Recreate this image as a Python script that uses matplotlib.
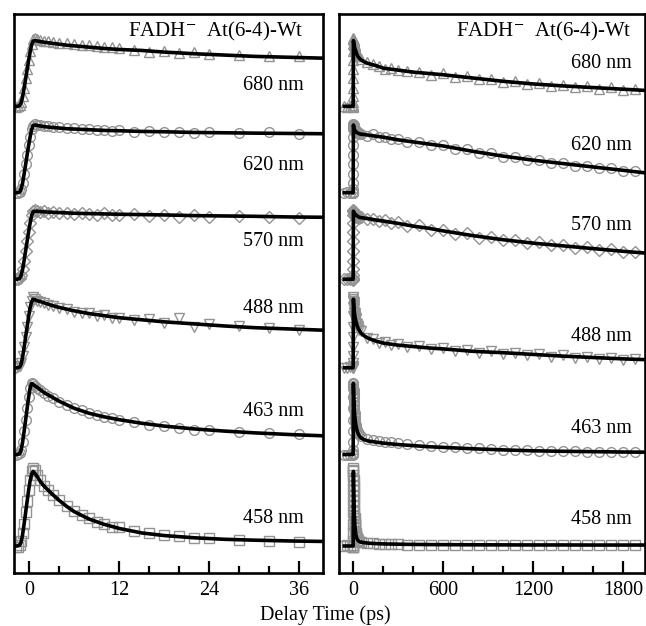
import numpy as np
import matplotlib
matplotlib.use("Agg")
import matplotlib.pyplot as plt
from matplotlib.ticker import MultipleLocator

plt.rcParams['font.family'] = ['Liberation Serif', 'DejaVu Serif']
plt.rcParams['mathtext.fontset'] = 'stix'

# ---------------- data (normalized signal) ----------------
wavelengths = ["680 nm", "620 nm", "570 nm", "488 nm", "463 nm", "458 nm"]
markers = ["^", "o", "D", "v", "o", "s"]

# time grid of the fitted curves (ps)
t_fit = [-60, -1.6, -1.3, -1.1, -0.9, -0.7, -0.5, -0.3, -0.1, 0.1, 0.3, 0.5, 0.7,
         1.0, 1.5, 2, 3, 4, 5, 6, 8, 10, 12, 15, 18, 22, 26, 30, 35, 40,
         50, 70, 100, 150, 200, 300, 400, 500, 600, 800, 1000, 1200, 1400, 1600, 1800, 2000]

fit_680 = [0, 0, 0.01, 0.05, 0.14, 0.27, 0.41, 0.55, 0.69, 0.82, 0.93, 0.99, 1.0,
           0.995, 0.985, 0.975, 0.96, 0.945, 0.93, 0.92, 0.90, 0.88, 0.865, 0.85, 0.825, 0.80, 0.78, 0.76, 0.745, 0.73,
           0.71, 0.68, 0.65, 0.62, 0.58, 0.55, 0.52, 0.50, 0.48, 0.43, 0.38, 0.34, 0.31, 0.285, 0.26, 0.235]
fit_620 = [0, 0, 0.01, 0.05, 0.14, 0.27, 0.41, 0.55, 0.69, 0.82, 0.93, 0.99, 1.0,
           0.995, 0.985, 0.975, 0.965, 0.955, 0.945, 0.94, 0.93, 0.92, 0.915, 0.905, 0.90, 0.89, 0.885, 0.88, 0.875, 0.87,
           0.865, 0.86, 0.85, 0.835, 0.82, 0.78, 0.75, 0.72, 0.69, 0.61, 0.54, 0.48, 0.43, 0.38, 0.33, 0.28]
fit_570 = [0, 0, 0.01, 0.05, 0.14, 0.27, 0.41, 0.55, 0.69, 0.82, 0.93, 0.99, 1.0,
           1.0, 0.995, 0.99, 0.985, 0.98, 0.975, 0.97, 0.965, 0.96, 0.955, 0.95, 0.945, 0.935, 0.93, 0.925, 0.915, 0.91,
           0.905, 0.90, 0.89, 0.87, 0.855, 0.82, 0.78, 0.75, 0.71, 0.64, 0.58, 0.53, 0.49, 0.45, 0.41, 0.375]
fit_488 = [0, 0, 0.01, 0.05, 0.15, 0.29, 0.44, 0.59, 0.74, 0.87, 0.96, 1.0, 0.995,
           0.98, 0.965, 0.945, 0.91, 0.88, 0.855, 0.83, 0.79, 0.76, 0.73, 0.70, 0.67, 0.64, 0.61, 0.585, 0.565, 0.545,
           0.51, 0.47, 0.43, 0.39, 0.36, 0.33, 0.31, 0.29, 0.275, 0.24, 0.22, 0.195, 0.17, 0.15, 0.13, 0.115]
fit_463 = [0, 0, 0.01, 0.06, 0.17, 0.32, 0.48, 0.64, 0.80, 0.93, 1.0, 0.99, 0.97,
           0.95, 0.91, 0.87, 0.81, 0.75, 0.70, 0.65, 0.58, 0.53, 0.49, 0.44, 0.40, 0.36, 0.33, 0.305, 0.28, 0.26,
           0.235, 0.21, 0.19, 0.175, 0.16, 0.14, 0.125, 0.11, 0.10, 0.08, 0.065, 0.052, 0.045, 0.04, 0.035, 0.032]
fit_458 = [0, 0, 0.01, 0.05, 0.15, 0.29, 0.44, 0.59, 0.74, 0.87, 0.96, 1.0, 0.98,
           0.94, 0.86, 0.80, 0.70, 0.61, 0.53, 0.46, 0.36, 0.29, 0.235, 0.175, 0.14, 0.11, 0.09, 0.078, 0.067, 0.06,
           0.052, 0.045, 0.038, 0.032, 0.028, 0.024, 0.021, 0.019, 0.018, 0.016, 0.015, 0.014, 0.014, 0.013, 0.013, 0.013]

# time grid of the measured points (ps)
t_data = [-60, -40, -20, -5,
          -1.8, -1.5, -1.3, -1.1, -0.9, -0.7, -0.5, -0.3, -0.1, 0.1, 0.3, 0.5, 0.7,
          1.0, 1.4, 1.9, 2.5, 3.2, 4.0, 5.0, 6.0, 7.0, 8.0, 9.0, 10.0, 11.0,
          12, 14, 16, 18, 20, 22, 24, 28, 32, 36,
          50, 90, 130, 170, 210, 250, 300, 360, 440, 520, 600, 680, 760, 840, 920,
          1000, 1080, 1160, 1240, 1320, 1400, 1480, 1560, 1640, 1720, 1800, 1880]

data_680 = [0.01, -0.01, 0.0, 0.01,
            -0.01, 0.0, 0.02, 0.06, 0.16, 0.28, 0.43, 0.57, 0.70, 0.84, 0.95, 1.02, 1.04,
            1.03, 1.01, 1.0, 0.99, 0.985, 0.97, 0.96, 0.95, 0.94, 0.93, 0.925, 0.91, 0.90,
            0.88, 0.86, 0.83, 0.84, 0.81, 0.83, 0.80, 0.78, 0.76, 0.76,
            0.72, 0.68, 0.64, 0.62, 0.57, 0.59, 0.55, 0.54, 0.52, 0.48, 0.50, 0.45, 0.46, 0.41, 0.42,
            0.37, 0.39, 0.34, 0.36, 0.31, 0.33, 0.29, 0.31, 0.27, 0.29, 0.25, 0.26]
data_620 = [0, 0.01, -0.01, 0,
            -0.01, 0.0, 0.01, 0.05, 0.15, 0.28, 0.42, 0.56, 0.70, 0.83, 0.94, 0.99, 1.01,
            1.0, 1.0, 0.99, 0.98, 0.97, 0.97, 0.95, 0.95, 0.94, 0.94, 0.92, 0.93, 0.91,
            0.92, 0.90, 0.91, 0.89, 0.90, 0.88, 0.89, 0.88, 0.89, 0.87,
            0.87, 0.84, 0.86, 0.82, 0.83, 0.79, 0.79, 0.75, 0.75, 0.70, 0.70, 0.65, 0.64, 0.58, 0.58,
            0.53, 0.53, 0.49, 0.48, 0.44, 0.44, 0.40, 0.40, 0.36, 0.36, 0.32, 0.32]
data_570 = [0, 0.01, 0, -0.01,
            0, 0.01, 0.02, 0.06, 0.15, 0.27, 0.41, 0.56, 0.70, 0.83, 0.94, 1.0, 1.02,
            1.01, 0.99, 1.0, 0.98, 0.99, 0.97, 0.98, 0.96, 0.97, 0.96, 0.95, 0.97, 0.94,
            0.95, 0.96, 0.93, 0.95, 0.92, 0.94, 0.92, 0.93, 0.91, 0.90,
            0.92, 0.88, 0.89, 0.85, 0.87, 0.82, 0.84, 0.78, 0.79, 0.73, 0.73, 0.67, 0.68, 0.61, 0.62,
            0.57, 0.58, 0.53, 0.54, 0.50, 0.51, 0.46, 0.47, 0.43, 0.44, 0.40, 0.40]
data_488 = [0, 0, 0.01, -0.01,
            0, 0.01, 0.02, 0.07, 0.17, 0.30, 0.45, 0.60, 0.75, 0.88, 0.98, 1.03, 1.01,
            0.98, 0.96, 0.95, 0.92, 0.90, 0.87, 0.86, 0.82, 0.80, 0.80, 0.76, 0.77, 0.72,
            0.73, 0.70, 0.71, 0.66, 0.72, 0.60, 0.64, 0.61, 0.58, 0.55,
            0.53, 0.43, 0.42, 0.36, 0.37, 0.33, 0.34, 0.30, 0.32, 0.27, 0.29, 0.25, 0.26, 0.22, 0.24,
            0.20, 0.22, 0.18, 0.20, 0.16, 0.18, 0.14, 0.16, 0.13, 0.14, 0.11, 0.13]
data_463 = [0, 0, -0.01, 0.01,
            0, 0.01, 0.02, 0.07, 0.18, 0.33, 0.49, 0.65, 0.81, 0.94, 1.01, 0.99, 0.96,
            0.94, 0.91, 0.87, 0.83, 0.79, 0.74, 0.70, 0.65, 0.62, 0.59, 0.56, 0.53, 0.51,
            0.48, 0.46, 0.42, 0.40, 0.38, 0.35, 0.35, 0.31, 0.30, 0.29,
            0.26, 0.22, 0.20, 0.19, 0.18, 0.17, 0.16, 0.15, 0.135, 0.125, 0.11, 0.10, 0.095, 0.085, 0.08,
            0.07, 0.065, 0.06, 0.055, 0.05, 0.05, 0.045, 0.04, 0.04, 0.035, 0.035, 0.03]
data_458 = [0, 0.01, 0, -0.01,
            -0.02, -0.01, 0.02, 0.07, 0.17, 0.30, 0.45, 0.60, 0.75, 0.89, 1.0, 1.05, 1.02,
            0.95, 0.88, 0.81, 0.75, 0.68, 0.61, 0.53, 0.47, 0.41, 0.37, 0.32, 0.30, 0.26,
            0.25, 0.20, 0.18, 0.15, 0.13, 0.11, 0.11, 0.08, 0.07, 0.06,
            0.06, 0.045, 0.035, 0.03, 0.03, 0.025, 0.025, 0.02, 0.02, 0.02, 0.02, 0.015, 0.015, 0.015, 0.015,
            0.015, 0.01, 0.015, 0.01, 0.015, 0.01, 0.015, 0.01, 0.015, 0.01, 0.015, 0.01]

fits = [fit_680, fit_620, fit_570, fit_488, fit_463, fit_458]
datas = [data_680, data_620, data_570, data_488, data_463, data_458]

left_ticks = [0, 12, 24, 36]
right_ticks = [0, 600, 1200, 1800]
header = r"FADH$^{-}$  At(6-4)-Wt"

# ---------------- layout ----------------
W, H = 646, 626
fig = plt.figure(figsize=(W / 100, H / 100), dpi=100)
ax_bottom_px, ax_top_px = 572.7, 14.0
axh = (ax_bottom_px - ax_top_px) / H
axb = (H - ax_bottom_px) / H
axL = fig.add_axes([14 / W, axb, (322.5 - 14) / W, axh])
axR = fig.add_axes([338.5 / W, axb, (645 - 338.5) / W, axh])

# vertical stacking (in pixel-like units, 0 = bottom spine)
bases = [466.4, 380.0, 293.5, 204.9, 118.2, 26.7]
amps = [65.7, 67.7, 68.0, 68.6, 71.0, 74.6]

gray = '#939393'
for ax in (axL, axR):
    for k in range(len(wavelengths)):
        yd = bases[k] + amps[k] * np.array(datas[k])
        yf = bases[k] + amps[k] * np.array(fits[k])
        ax.plot(t_data, yd, ls='none', marker=markers[k], mfc='none', mec=gray,
                ms=7.0 if markers[k] != 'D' else 5.8, mew=1.0, zorder=2)
        ax.plot(t_fit, yf, color='black', lw=2.6, zorder=3, solid_joinstyle='round')
    ax.set_ylim(0, ax_bottom_px - ax_top_px)
    ax.set_yticks([])
    for s in ax.spines.values():
        s.set_linewidth(1.9)
    ax.tick_params(axis='x', direction='in', length=9, width=1.6, pad=6,
                   labelsize=14.5, top=False)
    ax.tick_params(axis='x', which='minor', direction='in', length=5, width=1.6, top=False)

axL.set_xlim(-2.04, 39.1)
axL.set_xticks(left_ticks)
axL.xaxis.set_minor_locator(MultipleLocator(4))
axR.set_xlim(-99, 1945)
axR.set_xticks(right_ticks)
axR.xaxis.set_minor_locator(MultipleLocator(200))

# labels
left_label_y = [487.7, 407.7, 331.0, 264.4, 161.0, 54.4]
right_label_y = [509.4, 427.7, 347.7, 236.0, 144.4, 52.7]
for k, lab in enumerate(wavelengths):
    axL.text(0.9385, left_label_y[k], lab, transform=axL.get_yaxis_transform(),
             ha='right', va='center', fontsize=14.5)
    axR.text(0.957, right_label_y[k], lab, transform=axR.get_yaxis_transform(),
             ha='right', va='center', fontsize=14.5)

axL.text(0.9385, 572.7 - 31, header, transform=axL.get_yaxis_transform(),
         ha='right', va='center', fontsize=15)
axR.text(0.957, 572.7 - 31.7, header, transform=axR.get_yaxis_transform(),
         ha='right', va='center', fontsize=15)

fig.text(325 / W, (H - 620) / H, "Delay Time (ps)", ha='center', va='baseline', fontsize=14.5)

fig.savefig("out.png", dpi=100)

====

*Set problem*:
Leave the pictures out and please restate exactly the lines running from the start of the material through the one with "plt.rcParams['mathtext.fontset'] = 'stix'".

*Result*:
Recreate this image as a Python script that uses matplotlib.
import numpy as np
import matplotlib
matplotlib.use("Agg")
import matplotlib.pyplot as plt
from matplotlib.ticker import MultipleLocator

plt.rcParams['font.family'] = ['Liberation Serif', 'DejaVu Serif']
plt.rcParams['mathtext.fontset'] = 'stix'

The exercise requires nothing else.